** START AVAILABLE DATA **

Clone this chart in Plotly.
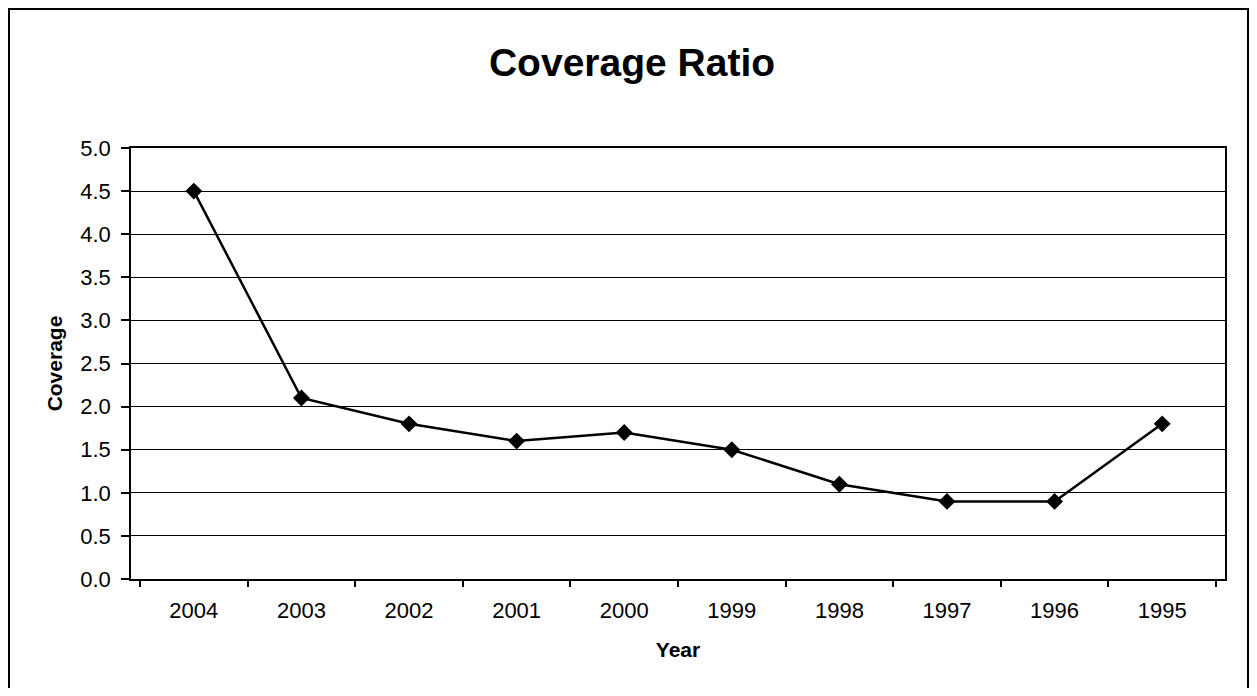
import plotly.graph_objects as go

years = ["2004", "2003", "2002", "2001", "2000", "1999", "1998", "1997", "1996", "1995"]
coverage = [4.5, 2.1, 1.8, 1.6, 1.7, 1.5, 1.1, 0.9, 0.9, 1.8]
y_ticks = [0.0, 0.5, 1.0, 1.5, 2.0, 2.5, 3.0, 3.5, 4.0, 4.5, 5.0]

FONT = "Liberation Sans, Arial, sans-serif"

fig = go.Figure()
fig.add_trace(go.Scatter(
    x=years, y=coverage, mode="lines+markers",
    line=dict(color="black", width=2.5),
    marker=dict(symbol="diamond", size=13, color="black"),
    showlegend=False,
))

# page has an 8px body margin; figure sized to fit the 1257x696 window
W, H = 1241, 680
L, T = 123, 140
R = W - 1217
B = H - 571
pw, ph = W - L - R, H - T - B

def px_x(px):
    return (px - L) / pw

def px_y(py):
    return (H - B - py) / ph

fig.update_layout(
    width=W, height=H,
    margin=dict(l=L, r=R, t=T, b=B),
    paper_bgcolor="white", plot_bgcolor="white",
    font=dict(family=FONT, color="black", size=22),
    title=dict(text="<b>Coverage Ratio</b>", xref="container", x=624 / W, xanchor="center",
               yref="container", y=1 - 54.5 / H, yanchor="middle",
               font=dict(size=39, family=FONT, color="black")),
    xaxis=dict(
        type="category", tickson="boundaries",
        showline=True, linecolor="black", linewidth=1.5, mirror=True,
        ticks="outside", ticklen=6, tickcolor="black", tickwidth=1.5,
        ticklabelstandoff=11,
        showgrid=False,
        title=dict(text="<b>Year</b>", font=dict(size=21, family=FONT), standoff=20),
        tickfont=dict(size=22, family=FONT),
    ),
    yaxis=dict(
        range=[0, 5], tickvals=y_ticks, tickformat=".1f",
        showline=True, linecolor="black", linewidth=1.5, mirror=True,
        ticks="outside", ticklen=8, tickcolor="black", tickwidth=1.5,
        ticklabelstandoff=6,
        showgrid=True, gridcolor="black", gridwidth=1.2,
        zeroline=False,
        title=dict(text="<b>Coverage</b>", font=dict(size=21, family=FONT), standoff=12),
        tickfont=dict(size=22, family=FONT),
    ),
    shapes=[dict(
        type="rect", xref="paper", yref="paper",
        x0=px_x(1), x1=px_x(W - 1), y0=px_y(H + 20), y1=px_y(1),
        line=dict(color="black", width=2), fillcolor="rgba(0,0,0,0)", layer="below",
    )],
)

fig.write_html("out.html")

** END AVAILABLE DATA **

Transcribe the full listing above exactly as it stands, minus the pictures.

Clone this chart in Plotly.
import plotly.graph_objects as go

years = ["2004", "2003", "2002", "2001", "2000", "1999", "1998", "1997", "1996", "1995"]
coverage = [4.5, 2.1, 1.8, 1.6, 1.7, 1.5, 1.1, 0.9, 0.9, 1.8]
y_ticks = [0.0, 0.5, 1.0, 1.5, 2.0, 2.5, 3.0, 3.5, 4.0, 4.5, 5.0]

FONT = "Liberation Sans, Arial, sans-serif"

fig = go.Figure()
fig.add_trace(go.Scatter(
    x=years, y=coverage, mode="lines+markers",
    line=dict(color="black", width=2.5),
    marker=dict(symbol="diamond", size=13, color="black"),
    showlegend=False,
))

# page has an 8px body margin; figure sized to fit the 1257x696 window
W, H = 1241, 680
L, T = 123, 140
R = W - 1217
B = H - 571
pw, ph = W - L - R, H - T - B

def px_x(px):
    return (px - L) / pw

def px_y(py):
    return (H - B - py) / ph

fig.update_layout(
    width=W, height=H,
    margin=dict(l=L, r=R, t=T, b=B),
    paper_bgcolor="white", plot_bgcolor="white",
    font=dict(family=FONT, color="black", size=22),
    title=dict(text="<b>Coverage Ratio</b>", xref="container", x=624 / W, xanchor="center",
               yref="container", y=1 - 54.5 / H, yanchor="middle",
               font=dict(size=39, family=FONT, color="black")),
    xaxis=dict(
        type="category", tickson="boundaries",
        showline=True, linecolor="black", linewidth=1.5, mirror=True,
        ticks="outside", ticklen=6, tickcolor="black", tickwidth=1.5,
        ticklabelstandoff=11,
        showgrid=False,
        title=dict(text="<b>Year</b>", font=dict(size=21, family=FONT), standoff=20),
        tickfont=dict(size=22, family=FONT),
    ),
    yaxis=dict(
        range=[0, 5], tickvals=y_ticks, tickformat=".1f",
        showline=True, linecolor="black", linewidth=1.5, mirror=True,
        ticks="outside", ticklen=8, tickcolor="black", tickwidth=1.5,
        ticklabelstandoff=6,
        showgrid=True, gridcolor="black", gridwidth=1.2,
        zeroline=False,
        title=dict(text="<b>Coverage</b>", font=dict(size=21, family=FONT), standoff=12),
        tickfont=dict(size=22, family=FONT),
    ),
    shapes=[dict(
        type="rect", xref="paper", yref="paper",
        x0=px_x(1), x1=px_x(W - 1), y0=px_y(H + 20), y1=px_y(1),
        line=dict(color="black", width=2), fillcolor="rgba(0,0,0,0)", layer="below",
    )],
)

fig.write_html("out.html")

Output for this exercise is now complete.